══ GIVEN MATERIAL ══
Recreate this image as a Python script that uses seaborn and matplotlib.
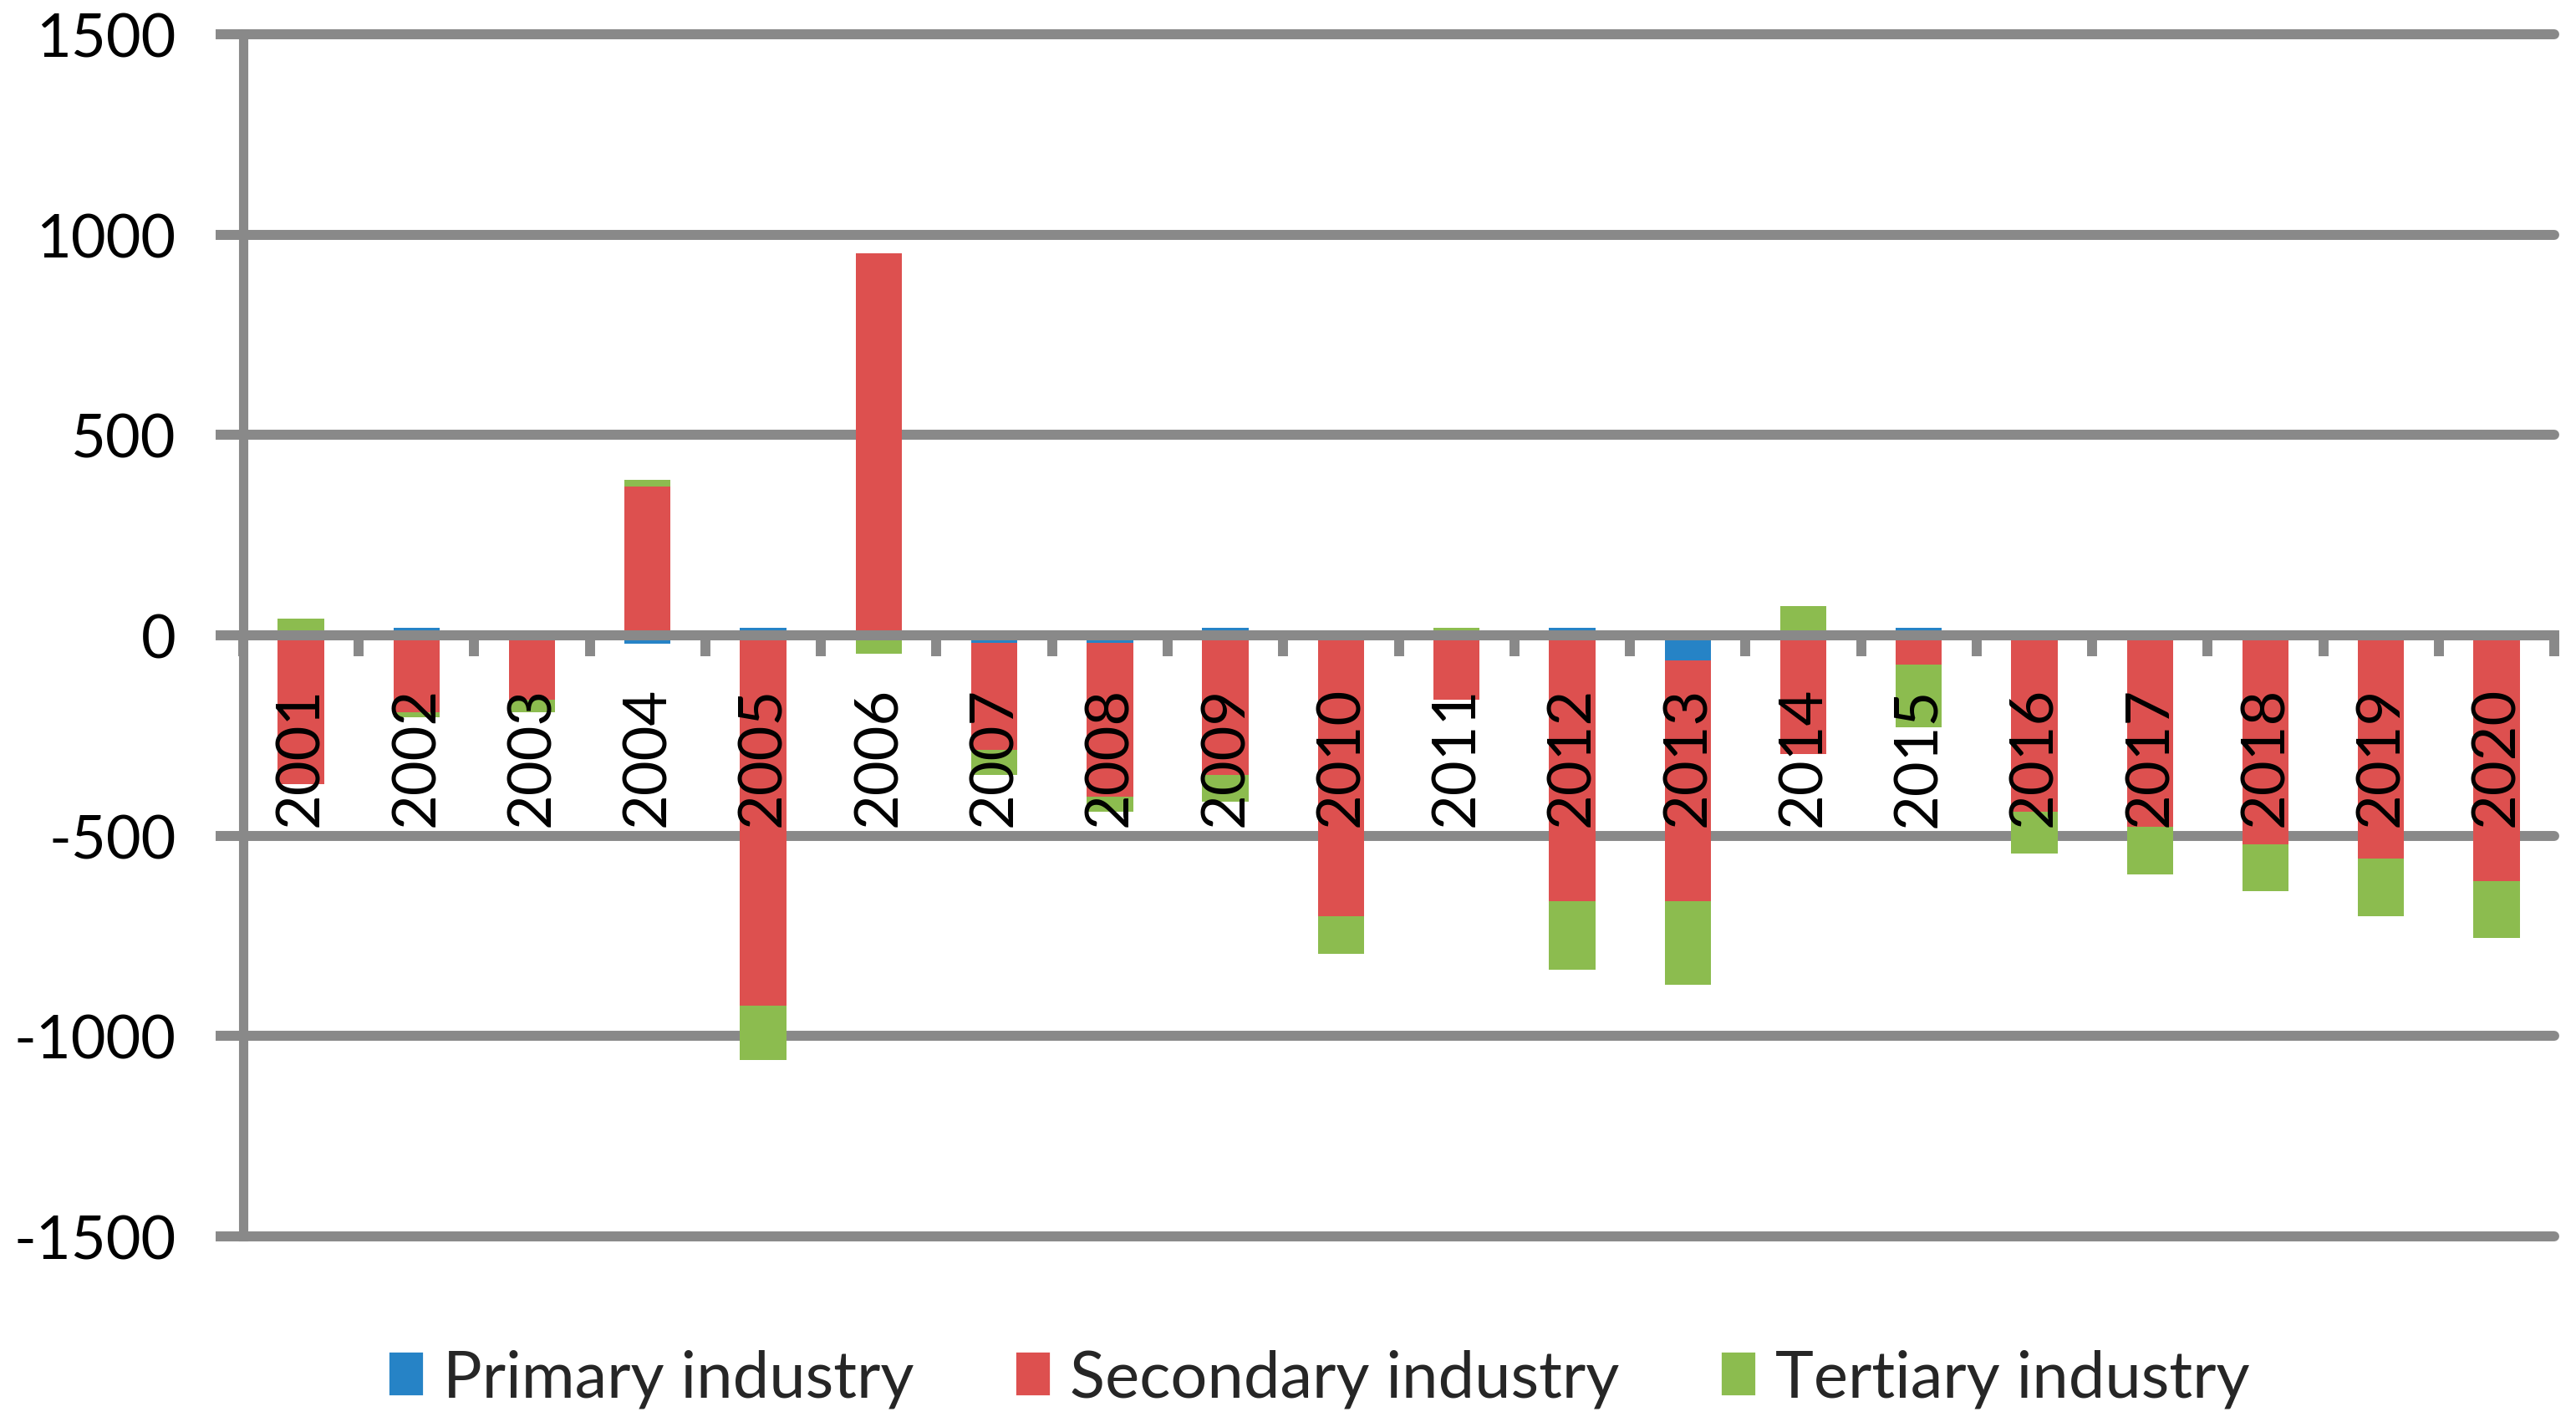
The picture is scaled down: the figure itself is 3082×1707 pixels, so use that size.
import numpy as np
import pandas as pd
import matplotlib.pyplot as plt
import seaborn as sns
from matplotlib.patches import Patch

# Values
years = [str(y) for y in range(2001, 2021)]
primary = [-3, 18, -3, -20, 18, -3, -18, -18, 18, -3,
           -3, 18, -63, -3, 18, -3, -3, -3, -3, -3]
secondary = [-369, -191, -158, 372, -924, 953, -267, -384, -348, -699,
             -158, -663, -600, -294, -74, -438, -475, -518, -555, -610]
tertiary = [42, -13, -30, 17, -135, -42, -63, -38, -67, -92,
            18, -172, -210, 72, -156, -104, -118, -117, -143, -142]

series_names = ['Primary industry', 'Secondary industry', 'Tertiary industry']
series_colors = ['#2683C6', '#DD504F', '#8CBC4F']
yticks = [-1500, -1000, -500, 0, 500, 1000, 1500]

grid_gray = '#898989'

sns.set_theme(style='white')
plt.rcParams['font.family'] = ['Lato', 'DejaVu Sans']
plt.rcParams['axes.unicode_minus'] = False

df = pd.DataFrame({'year': years,
                   series_names[0]: primary,
                   series_names[1]: secondary,
                   series_names[2]: tertiary})

fig = plt.figure(figsize=(15.41, 8.54), dpi=200)
ax = fig.add_axes([0.0944, 0.1335, 0.8972, 0.8419])

# Stacked bars: positives stack upward, negatives downward
pos_base = np.zeros(len(years))
neg_base = np.zeros(len(years))
for name, color in zip(series_names, series_colors):
    vals = df[name].to_numpy(dtype=float)
    bottom = np.where(vals >= 0, pos_base, neg_base)
    sns.barplot(data=df, x='year', y=name, color=color, width=0.4,
                saturation=1, errorbar=None, bottom=bottom, ax=ax,
                zorder=1, linewidth=0)
    pos_base += np.clip(vals, 0, None)
    neg_base += np.clip(vals, None, 0)

ax.set_xlabel('')
ax.set_ylabel('')
ax.set_xlim(-0.5, len(years) - 0.5)
ax.set_ylim(-1500, 1500)
ax.set_yticks(yticks)

# Grid and axes styling
ax.yaxis.grid(True, color=grid_gray, linewidth=4.3)
ax.xaxis.grid(False)
ax.set_axisbelow(True)
ax.xaxis.set_zorder(3)

for side in ['top', 'right']:
    ax.spines[side].set_visible(False)
ax.spines['left'].set_color(grid_gray)
ax.spines['left'].set_linewidth(4.0)
ax.spines['bottom'].set_color(grid_gray)
ax.spines['bottom'].set_linewidth(4.3)
ax.spines['bottom'].set_position(('data', 0))

ax.set_xticks(range(len(years)))
ax.set_xticklabels(years, rotation=90)
ax.set_xticks(np.arange(-0.5, len(years), 1), minor=True)
ax.tick_params(axis='x', which='major', length=0, pad=22, labelsize=26,
               labelcolor='black', bottom=True)
ax.tick_params(axis='x', which='minor', length=9, width=4.3,
               color=grid_gray, direction='out', bottom=True)
ax.tick_params(axis='y', which='major', length=12, width=4.3,
               color=grid_gray, direction='out', left=True, pad=17,
               labelsize=26, labelcolor='black')

for gl in ax.get_ygridlines():
    gl.set_clip_on(False)

handles = [Patch(facecolor=c, label=n) for n, c in zip(series_names, series_colors)]
fig.legend(handles=handles, loc='center', bbox_to_anchor=(0.512, 0.034),
           ncol=3, frameon=False, fontsize=28, handlelength=0.55,
           handleheight=0.7, handletextpad=0.3, columnspacing=1.55)

fig.savefig('out.png', dpi=200)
═══
Your task is to repeat exactly the lines from the one that contains "The picture is" through the one that contains "plt.rcParams['axes.unicode_minus'] = False", with both end lines included.

> EXERCISE SOLUTION:
The picture is scaled down: the figure itself is 3082×1707 pixels, so use that size.
import numpy as np
import pandas as pd
import matplotlib.pyplot as plt
import seaborn as sns
from matplotlib.patches import Patch

# Values
years = [str(y) for y in range(2001, 2021)]
primary = [-3, 18, -3, -20, 18, -3, -18, -18, 18, -3,
           -3, 18, -63, -3, 18, -3, -3, -3, -3, -3]
secondary = [-369, -191, -158, 372, -924, 953, -267, -384, -348, -699,
             -158, -663, -600, -294, -74, -438, -475, -518, -555, -610]
tertiary = [42, -13, -30, 17, -135, -42, -63, -38, -67, -92,
            18, -172, -210, 72, -156, -104, -118, -117, -143, -142]

series_names = ['Primary industry', 'Secondary industry', 'Tertiary industry']
series_colors = ['#2683C6', '#DD504F', '#8CBC4F']
yticks = [-1500, -1000, -500, 0, 500, 1000, 1500]

grid_gray = '#898989'

sns.set_theme(style='white')
plt.rcParams['font.family'] = ['Lato', 'DejaVu Sans']
plt.rcParams['axes.unicode_minus'] = False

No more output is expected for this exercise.